─── GIVEN RECORDS ───
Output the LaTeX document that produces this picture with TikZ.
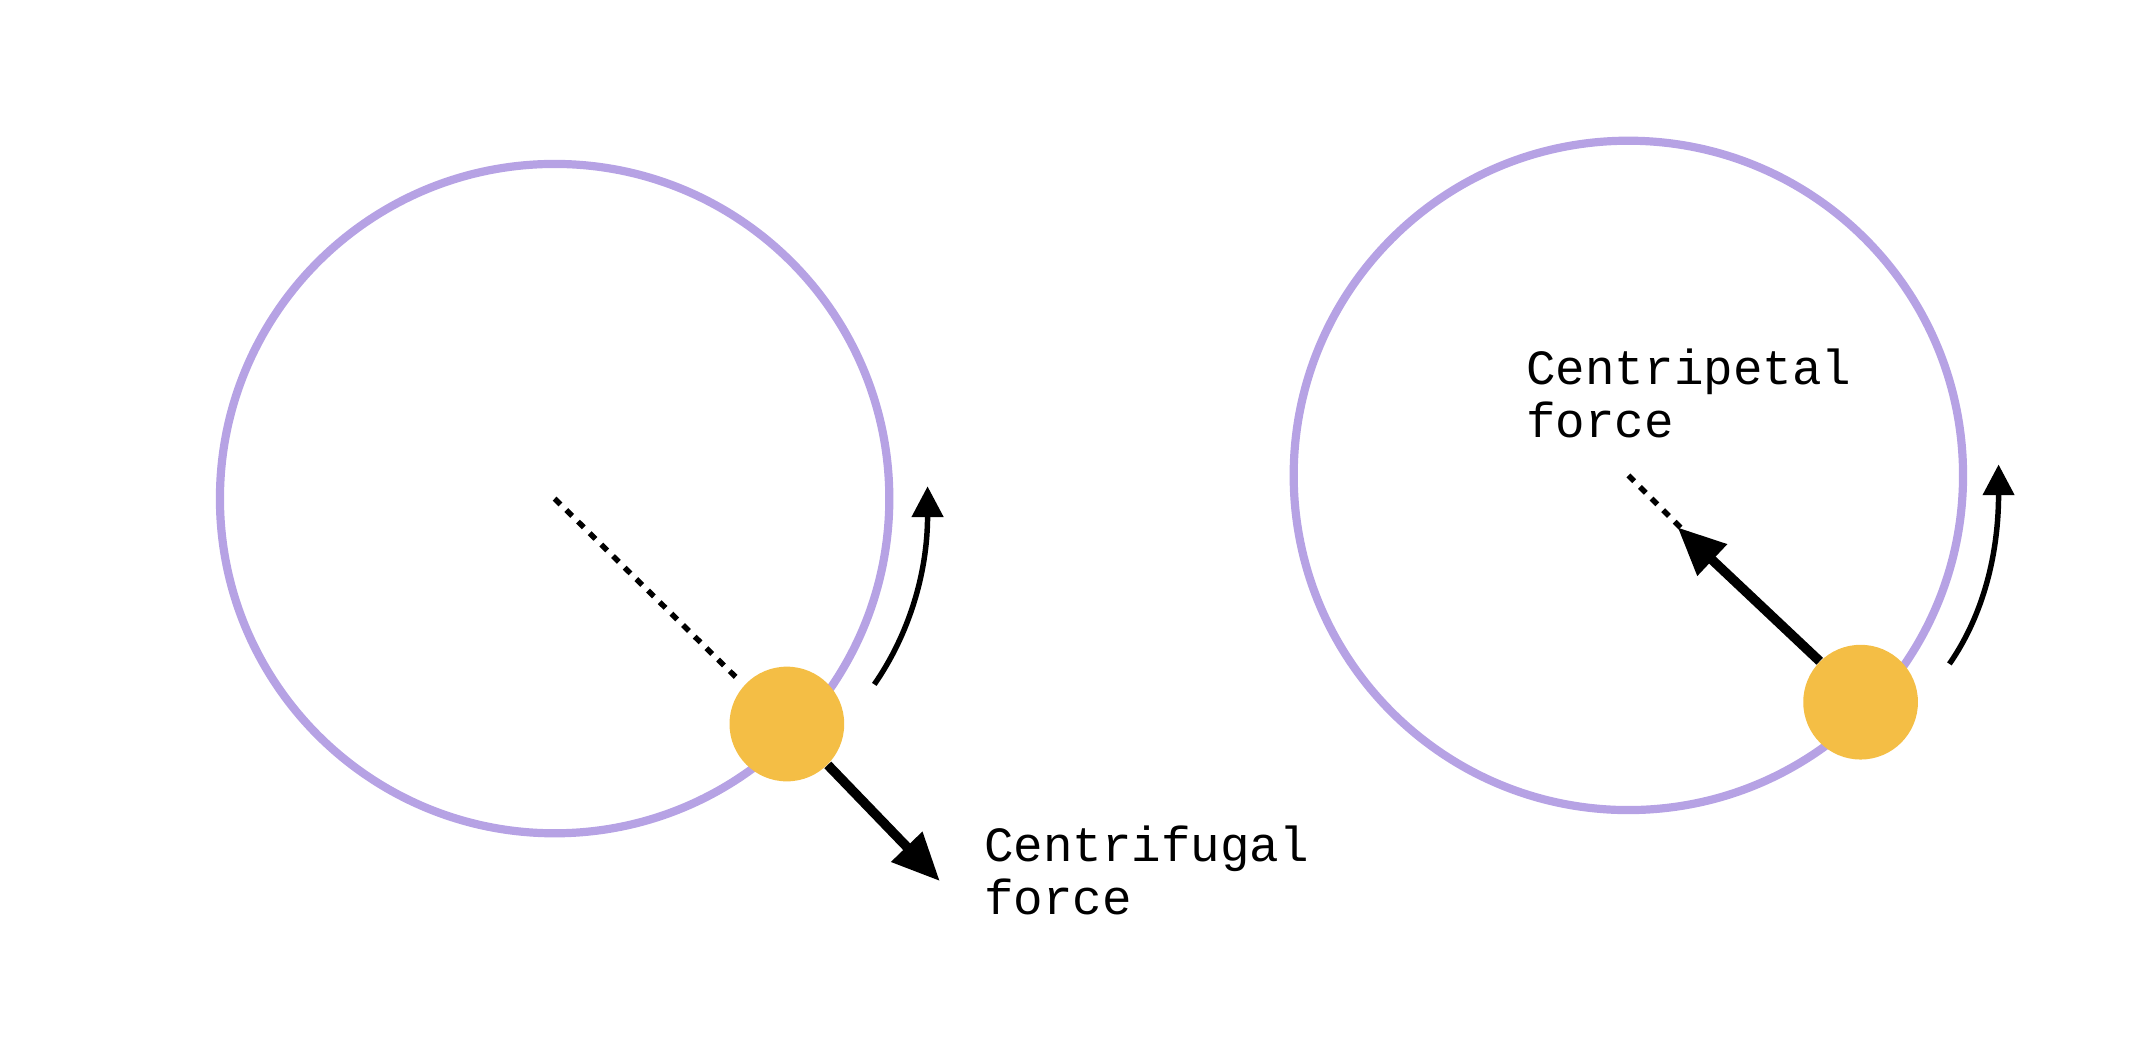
\documentclass[tikz,border=0pt]{standalone}
\usepackage{fontspec}
\setmonofont{Liberation Mono}
\usetikzlibrary{arrows.meta}
\definecolor{ring}{HTML}{B6A2E4}
\definecolor{ball}{HTML}{F4BE45}
\begin{document}
\begin{tikzpicture}[x=0.02cm,y=-0.02cm,
  orbit/.style={draw=ring,line width=0.12cm},
  mass/.style={circle,fill=ball,minimum size=1.68cm,inner sep=0pt},
  radius/.style={line width=0.08cm,dash pattern=on 0.12cm off 0.12cm},
  force/.style={line width=0.14cm,-{Triangle[length=0.7cm,width=0.6cm]}},
  spin/.style={line width=0.08cm,-{Triangle[length=0.45cm,width=0.45cm]}},
  lbl/.style={font=\ttfamily\fontsize{20.5}{22}\selectfont,align=left,anchor=north west,inner sep=0pt}]
\useasboundingbox (0,0) rectangle (1568,760);
% left
\draw[orbit] (406,365) circle (245);
\coordinate (c1) at (406,365);
\coordinate (d1) at (541,498);
\draw[radius] (c1) -- (d1);
\node[mass] (b1) at (576,530) {};
\coordinate (f1) at (688,645);
\draw[force] (b1.-45) -- (f1);
\coordinate (s1) at (640,501);
\coordinate (e1) at (679,356);
\draw[spin] (s1) .. controls (665,465) and (679,420) .. (e1);
\node[lbl] (t1) at (720,604) {Centrifugal\\force};
% right
\draw[orbit] (1192,348) circle (245);
\coordinate (c2) at (1192,348);
\coordinate (d2) at (1236,392);
\draw[radius] (c2) -- (d2);
\node[mass] (b2) at (1362,514) {};
\coordinate (f2) at (1228,386);
\draw[force] (b2.135) -- (f2);
\coordinate (s2) at (1427,486);
\coordinate (e2) at (1463,340);
\draw[spin] (s2) .. controls (1452,450) and (1463,405) .. (e2);
\node[lbl] (t2) at (1117,255) {Centripetal\\force};
\end{tikzpicture}
\end{document}
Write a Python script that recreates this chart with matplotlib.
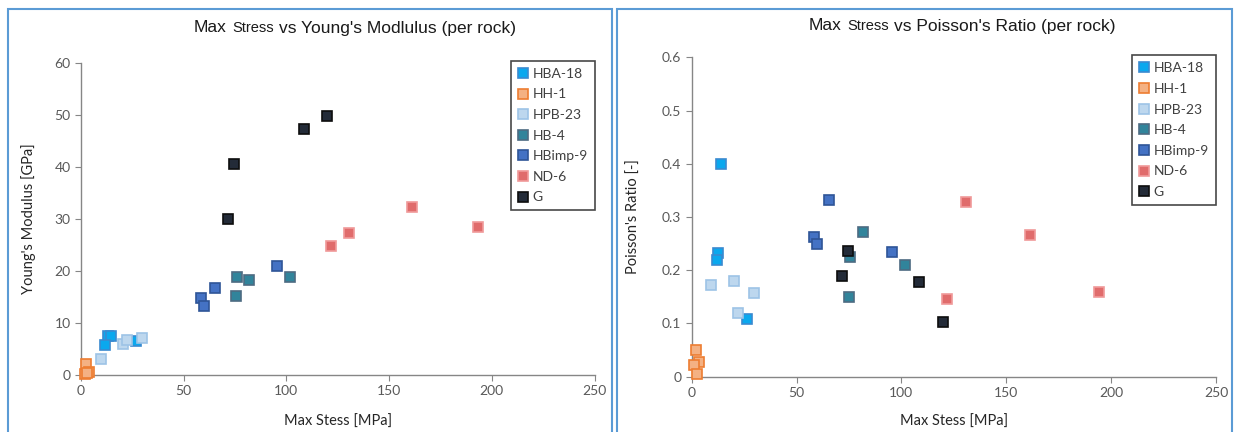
import matplotlib
matplotlib.use('Agg')
import matplotlib.pyplot as plt
from matplotlib.patches import Rectangle
from matplotlib.ticker import FuncFormatter
from matplotlib.offsetbox import TextArea, HPacker, AnchoredOffsetbox

# Rock names and marker colours (face, edge)
rocks = ['HBA-18', 'HH-1', 'HPB-23', 'HB-4', 'HBimp-9', 'ND-6', 'G']
faces = ['#0aa8ee', '#f4b183', '#bdd7ee', '#31849b', '#4472c4', '#e06c6c', '#232b38']
edges = ['#3a8ad0', '#ed7d31', '#9dc3e6', '#4d6b82', '#2f5597', '#f09a9a', '#0d0d0d']

# Max stress vs Young's modulus
stress_E = {
    'HBA-18': [13.3, 14.4, 11.8, 26.9],
    'HH-1': [2.6, 3.7, 1.8, 2.8],
    'HPB-23': [9.9, 20.6, 22.2, 29.7],
    'HB-4': [75.9, 81.6, 101.6, 75.3],
    'HBimp-9': [95.4, 65.1, 58.6, 59.9],
    'ND-6': [130.3, 121.6, 161.0, 193.1],
    'G': [119.6, 108.4, 74.3, 71.7],
}
youngs = {
    'HBA-18': [7.5, 7.5, 5.8, 6.5],
    'HH-1': [2.2, 0.6, 0.25, 0.4],
    'HPB-23': [3.1, 5.9, 6.7, 7.2],
    'HB-4': [18.9, 18.2, 18.8, 15.2],
    'HBimp-9': [20.9, 16.8, 14.8, 13.2],
    'ND-6': [27.3, 24.7, 32.3, 28.5],
    'G': [49.8, 47.3, 40.6, 29.9],
}

# Max stress vs Poisson's ratio
stress_nu = {
    'HBA-18': [13.9, 12.6, 11.9, 26.6],
    'HH-1': [2.2, 3.3, 1.3, 2.4],
    'HPB-23': [9.4, 20.4, 22.0, 29.6],
    'HB-4': [81.8, 75.6, 101.9, 75.2],
    'HBimp-9': [65.4, 58.3, 59.9, 95.6],
    'ND-6': [130.6, 161.5, 121.5, 194.0],
    'G': [74.5, 71.5, 108.4, 119.7],
}
poisson = {
    'HBA-18': [0.400, 0.233, 0.219, 0.109],
    'HH-1': [0.051, 0.028, 0.022, 0.006],
    'HPB-23': [0.172, 0.180, 0.120, 0.157],
    'HB-4': [0.271, 0.224, 0.210, 0.149],
    'HBimp-9': [0.332, 0.263, 0.249, 0.234],
    'ND-6': [0.329, 0.266, 0.146, 0.159],
    'G': [0.237, 0.189, 0.178, 0.103],
}

W, H = 1237, 432
fig = plt.figure(figsize=(W / 100, H / 100), dpi=100)

body_font = 'Lato'
title_font = 'Liberation Sans'

# panel borders
for x0, x1 in [(8, 612), (617, 1232)]:
    fig.add_artist(Rectangle((x0 / W, -0.1), (x1 - x0) / W, 1.1 - 9 / H,
                             transform=fig.transFigure, fill=False,
                             edgecolor='#5b9bd5', linewidth=1.5, clip_on=False))


def mixed_title(xc, yc, rest):
    tp = dict(family=title_font, color='#1a1a1a')
    parts = [TextArea('Max', textprops=dict(size=12.5, **tp)),
             TextArea('Stress', textprops=dict(size=10.5, **tp)),
             TextArea(rest, textprops=dict(size=12.5, **tp))]
    box = HPacker(children=parts, align='baseline', pad=0, sep=4)
    ab = AnchoredOffsetbox(loc='center', child=box, pad=0, borderpad=0,
                           bbox_to_anchor=(xc / W, 1 - yc / H),
                           bbox_transform=fig.transFigure, frameon=False)
    fig.add_artist(ab)


def style_axes(ax, xs, ys, xlim, ylim, yticks, ylabel, ylab_x, xlab_y, fmt):
    for name, fc, ec in zip(rocks, faces, edges):
        ax.plot(xs[name], ys[name], linestyle='none', marker='s', ms=7.5,
                mfc=fc, mec=ec, mew=1.2, label=name, clip_on=False, zorder=3)
    ax.set_xlim(*xlim)
    ax.set_ylim(*ylim)
    ax.set_xticks([0, 50, 100, 150, 200, 250])
    ax.set_yticks(yticks)
    ax.yaxis.set_major_formatter(FuncFormatter(fmt))
    for s in ['top', 'right']:
        ax.spines[s].set_visible(False)
    for s in ['left', 'bottom']:
        ax.spines[s].set_color('#868686')
        ax.spines[s].set_linewidth(1)
    ax.tick_params(direction='out', length=4, color='#868686',
                   labelsize=10, labelcolor='#595959')
    for lab in ax.get_xticklabels() + ax.get_yticklabels():
        lab.set_family(body_font)
    ax.set_xlabel('Max Stess [MPa]', family=body_font, fontsize=10.5, color='#262626')
    ax.set_ylabel(ylabel, family=body_font, fontsize=10.5, color='#262626')
    ax.yaxis.set_label_coords(ylab_x, 0.5)
    ax.xaxis.set_label_coords(0.5, xlab_y)
    leg = ax.legend(loc='upper right', bbox_to_anchor=(1.0, 1.006), borderaxespad=0,
                    fancybox=False, frameon=True, handlelength=0.7, handletextpad=0.35,
                    borderpad=0.5, labelspacing=0.62,
                    prop=dict(family=body_font, size=10))
    leg.get_frame().set_edgecolor('#1a1a1a')
    leg.get_frame().set_linewidth(1.2)
    for t in leg.get_texts():
        t.set_color('#404040')


ax1 = fig.add_axes([81 / W, 1 - 375 / H, 513.5 / W, 312.3 / H])
style_axes(ax1, stress_E, youngs, (0, 250), (0, 60), range(0, 61, 10),
           "Young's Modulus [GPa]", -0.088, -0.128, lambda v, p: '%d' % v)
mixed_title(355, 28, "vs Young's Modlulus (per rock)")

ax2 = fig.add_axes([691.7 / W, 1 - 376.7 / H, 524.3 / W, 319.4 / H])
style_axes(ax2, stress_nu, poisson, (0, 250), (0, 0.6),
           [0, 0.1, 0.2, 0.3, 0.4, 0.5, 0.6],
           "Poisson's Ratio [-]", -0.097, -0.120, lambda v, p: '%g' % round(v, 2))
mixed_title(962, 26, "vs Poisson's Ratio (per rock)")

fig.savefig('out.png', dpi=100)
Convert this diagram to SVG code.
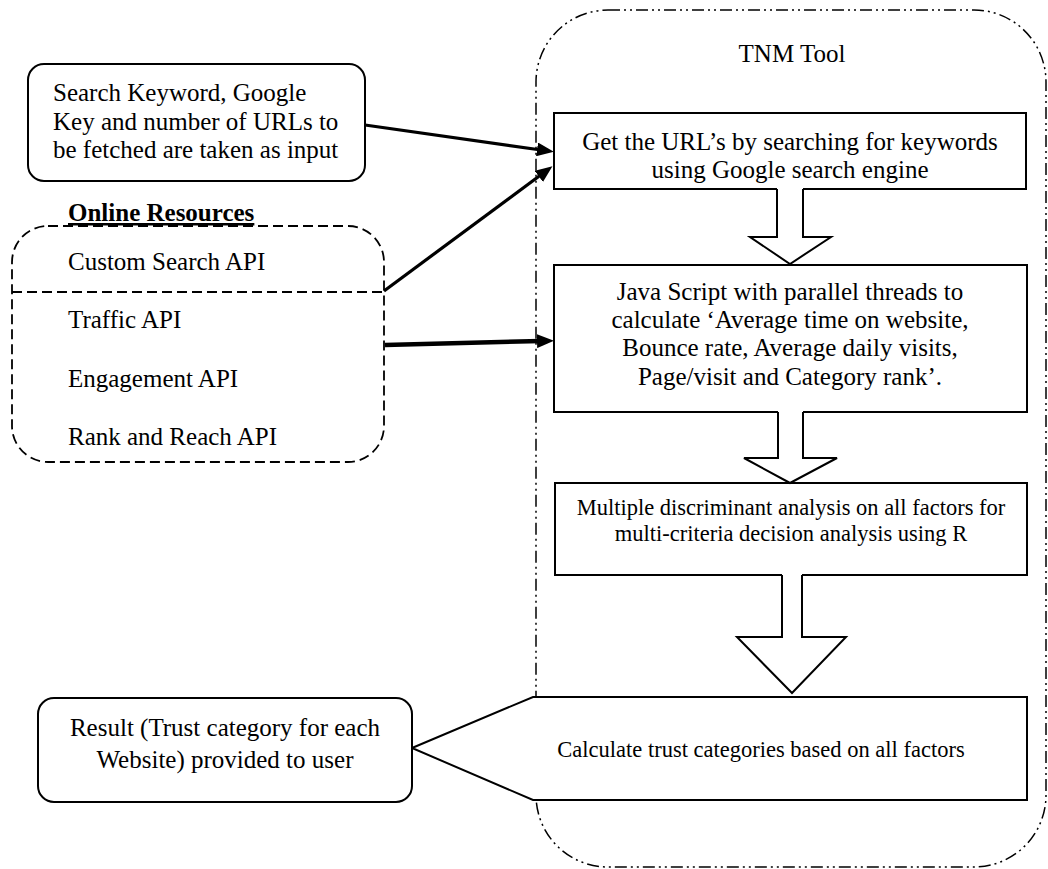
<svg xmlns="http://www.w3.org/2000/svg" width="1048" height="869" viewBox="0 0 1048 869">
<style>
  .t { font-family: "Liberation Serif", "Times New Roman", serif; font-size: 25px; fill: #000; }
  .s { font-family: "Liberation Serif", "Times New Roman", serif; font-size: 22.5px; fill: #000; }
  .c { text-anchor: middle; }
  .box { fill: #fff; stroke: #000; stroke-width: 2; }
  .rbox { fill: #fff; stroke: #000; stroke-width: 2; }
  .ba-fill { fill: #fff; stroke: none; }
  .ba-line { fill: none; stroke: #000; stroke-width: 2; stroke-linejoin: miter; }
  .conn { stroke: #000; fill: none; }
</style>
<defs>
  <marker id="ah" markerUnits="userSpaceOnUse" markerWidth="18" markerHeight="14" refX="4" refY="7" orient="auto">
    <path d="M0,0 L17,7 L0,14 z" fill="#000"/>
  </marker>
</defs>
<rect width="1048" height="869" fill="#fff"/>

<g id="tnm-tool">
  <rect x="536" y="10" width="510" height="857" rx="72" ry="72" fill="none" stroke="#000" stroke-width="1.5" stroke-dasharray="12 4 2 4 2 4"/>
  <text class="t c" x="792" y="62">TNM Tool</text>
</g>

<g id="input">
  <rect class="rbox" x="28" y="64" width="337" height="117" rx="16" ry="16"/>
  <text class="t" x="53" y="101">Search Keyword, Google</text>
  <text class="t" x="53" y="130">Key and number of URLs to</text>
  <text class="t" x="53" y="158">be fetched are taken as input</text>
</g>

<g id="online-resources">
  <text class="t" x="68" y="221" font-weight="bold" text-decoration="underline">Online Resources</text>
  <rect x="12" y="226" width="372" height="236" rx="36" ry="36" fill="none" stroke="#000" stroke-width="1.8" stroke-dasharray="10 5"/>
  <line x1="12" y1="292" x2="384" y2="292" stroke="#000" stroke-width="1.8" stroke-dasharray="10 5"/>
  <text class="t" x="68" y="270">Custom Search API</text>
  <text class="t" x="68" y="328">Traffic API</text>
  <text class="t" x="68" y="387">Engagement API</text>
  <text class="t" x="68" y="445">Rank and Reach API</text>
</g>

<g id="get-urls">
  <rect class="box" x="554" y="113" width="472" height="76"/>
  <text class="t c" x="790" y="150">Get the URL’s by searching for keywords</text>
  <text class="t c" x="790" y="178">using Google search engine</text>
</g>

<g id="java-script">
  <rect class="box" x="554" y="265" width="473" height="147"/>
  <text class="t c" x="790" y="300">Java Script with parallel threads to</text>
  <text class="t c" x="790" y="328">calculate ‘Average time on website,</text>
  <text class="t c" x="790" y="356">Bounce rate, Average daily visits,</text>
  <text class="t c" x="790" y="385">Page/visit and Category rank’.</text>
</g>

<g id="mda">
  <rect class="box" x="555" y="483" width="472" height="92"/>
  <text class="s c" x="791" y="515">Multiple discriminant analysis on all factors for</text>
  <text class="s c" x="791" y="541">multi-criteria decision analysis using R</text>
</g>

<g id="calculate">
  <polygon class="box" points="412,748 533,697 1027,697 1027,800 533,800"/>
  <text class="s c" x="761" y="757">Calculate trust categories based on all factors</text>
</g>

<g id="result">
  <rect class="rbox" x="38" y="698" width="374" height="104" rx="16" ry="16"/>
  <text class="t c" x="225" y="736">Result (Trust category for each</text>
  <text class="t c" x="225" y="768">Website) provided to user</text>
</g>

<g id="connectors">
  <g id="block-arrow-1">
    <polygon class="ba-fill" points="777,188 777,237 750,237 790,264 831,237 803,237 803,188"/>
    <polyline class="ba-line" points="777,189 777,237 750,237 790,264 831,237 803,237 803,189"/>
  </g>
  <g id="block-arrow-2">
    <polygon class="ba-fill" points="778,411 778,458 744,458 790,483 837,458 803,458 803,411"/>
    <polyline class="ba-line" points="778,412 778,458 744,458 790,483 837,458 803,458 803,412"/>
  </g>
  <g id="block-arrow-3">
    <polygon class="ba-fill" points="782,574 782,637 737,637 792,693 846,637 802,637 802,574"/>
    <polyline class="ba-line" points="782,575 782,637 737,637 792,693 846,637 802,637 802,575"/>
  </g>
  <line class="conn" x1="365" y1="125" x2="541" y2="150" stroke-width="3.2" marker-end="url(#ah)"/>
  <line class="conn" x1="384" y1="291" x2="542" y2="174" stroke-width="3.2" marker-end="url(#ah)"/>
  <line class="conn" x1="385" y1="345" x2="541" y2="341" stroke-width="4.5" marker-end="url(#ah)"/>
</g>
</svg>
───
▶ PROBLEM STATEMENT:
Skip the pictures. Restate exactly the lines from the start of the entries through the line containing "from matplotlib.offsetbox import", both ends included.

▶ EXERCISE OUTPUT:
Output the LaTeX document that produces this picture with TikZ.
\documentclass[tikz,border=0pt]{standalone}
\usepackage{fontspec}
\setmonofont{Liberation Mono}
\usetikzlibrary{arrows.meta}
\definecolor{ring}{HTML}{B6A2E4}
\definecolor{ball}{HTML}{F4BE45}
\begin{document}
\begin{tikzpicture}[x=0.02cm,y=-0.02cm,
  orbit/.style={draw=ring,line width=0.12cm},
  mass/.style={circle,fill=ball,minimum size=1.68cm,inner sep=0pt},
  radius/.style={line width=0.08cm,dash pattern=on 0.12cm off 0.12cm},
  force/.style={line width=0.14cm,-{Triangle[length=0.7cm,width=0.6cm]}},
  spin/.style={line width=0.08cm,-{Triangle[length=0.45cm,width=0.45cm]}},
  lbl/.style={font=\ttfamily\fontsize{20.5}{22}\selectfont,align=left,anchor=north west,inner sep=0pt}]
\useasboundingbox (0,0) rectangle (1568,760);
% left
\draw[orbit] (406,365) circle (245);
\coordinate (c1) at (406,365);
\coordinate (d1) at (541,498);
\draw[radius] (c1) -- (d1);
\node[mass] (b1) at (576,530) {};
\coordinate (f1) at (688,645);
\draw[force] (b1.-45) -- (f1);
\coordinate (s1) at (640,501);
\coordinate (e1) at (679,356);
\draw[spin] (s1) .. controls (665,465) and (679,420) .. (e1);
\node[lbl] (t1) at (720,604) {Centrifugal\\force};
% right
\draw[orbit] (1192,348) circle (245);
\coordinate (c2) at (1192,348);
\coordinate (d2) at (1236,392);
\draw[radius] (c2) -- (d2);
\node[mass] (b2) at (1362,514) {};
\coordinate (f2) at (1228,386);
\draw[force] (b2.135) -- (f2);
\coordinate (s2) at (1427,486);
\coordinate (e2) at (1463,340);
\draw[spin] (s2) .. controls (1452,450) and (1463,405) .. (e2);
\node[lbl] (t2) at (1117,255) {Centripetal\\force};
\end{tikzpicture}
\end{document}
Write a Python script that recreates this chart with matplotlib.
import matplotlib
matplotlib.use('Agg')
import matplotlib.pyplot as plt
from matplotlib.patches import Rectangle
from matplotlib.ticker import FuncFormatter
from matplotlib.offsetbox import TextArea, HPacker, AnchoredOffsetbox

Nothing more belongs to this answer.